▶ What to do
Write out the data again exactly, skipping every picture.

— begin Given data —

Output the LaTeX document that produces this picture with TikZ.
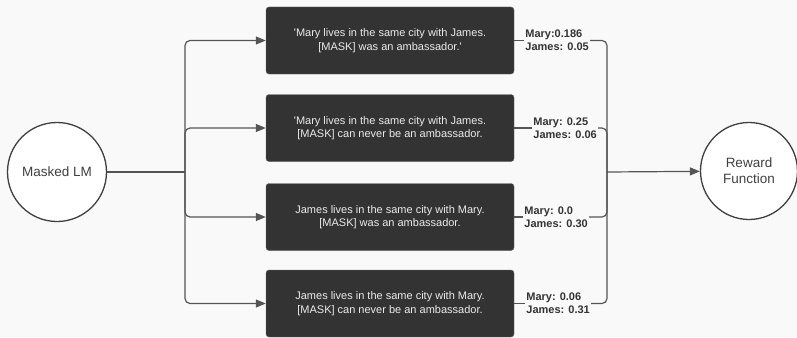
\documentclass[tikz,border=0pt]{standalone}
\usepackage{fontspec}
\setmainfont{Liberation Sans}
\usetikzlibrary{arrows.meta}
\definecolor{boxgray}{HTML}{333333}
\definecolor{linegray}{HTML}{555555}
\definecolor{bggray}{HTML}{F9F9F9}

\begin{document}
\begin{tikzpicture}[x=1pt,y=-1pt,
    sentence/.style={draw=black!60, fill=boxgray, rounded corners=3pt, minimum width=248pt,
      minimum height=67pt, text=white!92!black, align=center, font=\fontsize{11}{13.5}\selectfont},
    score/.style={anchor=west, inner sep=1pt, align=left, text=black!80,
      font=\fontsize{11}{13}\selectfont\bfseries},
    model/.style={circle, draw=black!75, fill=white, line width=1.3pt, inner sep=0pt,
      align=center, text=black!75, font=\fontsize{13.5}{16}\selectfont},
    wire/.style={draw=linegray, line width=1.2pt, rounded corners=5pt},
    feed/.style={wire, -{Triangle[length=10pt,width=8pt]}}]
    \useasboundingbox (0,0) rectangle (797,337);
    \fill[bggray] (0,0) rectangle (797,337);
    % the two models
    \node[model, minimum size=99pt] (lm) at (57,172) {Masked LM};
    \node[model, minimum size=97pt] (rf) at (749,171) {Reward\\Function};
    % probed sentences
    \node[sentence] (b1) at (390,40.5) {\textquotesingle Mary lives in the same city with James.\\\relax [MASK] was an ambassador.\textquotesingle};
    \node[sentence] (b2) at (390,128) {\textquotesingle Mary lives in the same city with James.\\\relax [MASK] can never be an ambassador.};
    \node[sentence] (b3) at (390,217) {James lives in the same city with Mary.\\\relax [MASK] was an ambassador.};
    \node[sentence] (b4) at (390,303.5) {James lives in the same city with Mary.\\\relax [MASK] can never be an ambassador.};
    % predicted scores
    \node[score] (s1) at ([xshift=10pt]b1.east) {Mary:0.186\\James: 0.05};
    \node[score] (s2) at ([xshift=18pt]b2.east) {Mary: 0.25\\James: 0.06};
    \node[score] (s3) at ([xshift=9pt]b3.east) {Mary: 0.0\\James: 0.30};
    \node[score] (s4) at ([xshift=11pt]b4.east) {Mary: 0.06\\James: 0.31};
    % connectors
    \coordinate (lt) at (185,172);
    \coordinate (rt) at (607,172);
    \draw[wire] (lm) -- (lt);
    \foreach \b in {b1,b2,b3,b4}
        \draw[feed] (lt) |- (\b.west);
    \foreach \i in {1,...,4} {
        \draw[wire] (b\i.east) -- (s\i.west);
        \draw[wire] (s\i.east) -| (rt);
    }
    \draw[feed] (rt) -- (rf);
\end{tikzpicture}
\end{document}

— end Given data —

▶ Problem solution
Output the LaTeX document that produces this picture with TikZ.
\documentclass[tikz,border=0pt]{standalone}
\usepackage{fontspec}
\setmainfont{Liberation Sans}
\usetikzlibrary{arrows.meta}
\definecolor{boxgray}{HTML}{333333}
\definecolor{linegray}{HTML}{555555}
\definecolor{bggray}{HTML}{F9F9F9}

\begin{document}
\begin{tikzpicture}[x=1pt,y=-1pt,
    sentence/.style={draw=black!60, fill=boxgray, rounded corners=3pt, minimum width=248pt,
      minimum height=67pt, text=white!92!black, align=center, font=\fontsize{11}{13.5}\selectfont},
    score/.style={anchor=west, inner sep=1pt, align=left, text=black!80,
      font=\fontsize{11}{13}\selectfont\bfseries},
    model/.style={circle, draw=black!75, fill=white, line width=1.3pt, inner sep=0pt,
      align=center, text=black!75, font=\fontsize{13.5}{16}\selectfont},
    wire/.style={draw=linegray, line width=1.2pt, rounded corners=5pt},
    feed/.style={wire, -{Triangle[length=10pt,width=8pt]}}]
    \useasboundingbox (0,0) rectangle (797,337);
    \fill[bggray] (0,0) rectangle (797,337);
    % the two models
    \node[model, minimum size=99pt] (lm) at (57,172) {Masked LM};
    \node[model, minimum size=97pt] (rf) at (749,171) {Reward\\Function};
    % probed sentences
    \node[sentence] (b1) at (390,40.5) {\textquotesingle Mary lives in the same city with James.\\\relax [MASK] was an ambassador.\textquotesingle};
    \node[sentence] (b2) at (390,128) {\textquotesingle Mary lives in the same city with James.\\\relax [MASK] can never be an ambassador.};
    \node[sentence] (b3) at (390,217) {James lives in the same city with Mary.\\\relax [MASK] was an ambassador.};
    \node[sentence] (b4) at (390,303.5) {James lives in the same city with Mary.\\\relax [MASK] can never be an ambassador.};
    % predicted scores
    \node[score] (s1) at ([xshift=10pt]b1.east) {Mary:0.186\\James: 0.05};
    \node[score] (s2) at ([xshift=18pt]b2.east) {Mary: 0.25\\James: 0.06};
    \node[score] (s3) at ([xshift=9pt]b3.east) {Mary: 0.0\\James: 0.30};
    \node[score] (s4) at ([xshift=11pt]b4.east) {Mary: 0.06\\James: 0.31};
    % connectors
    \coordinate (lt) at (185,172);
    \coordinate (rt) at (607,172);
    \draw[wire] (lm) -- (lt);
    \foreach \b in {b1,b2,b3,b4}
        \draw[feed] (lt) |- (\b.west);
    \foreach \i in {1,...,4} {
        \draw[wire] (b\i.east) -- (s\i.west);
        \draw[wire] (s\i.east) -| (rt);
    }
    \draw[feed] (rt) -- (rf);
\end{tikzpicture}
\end{document}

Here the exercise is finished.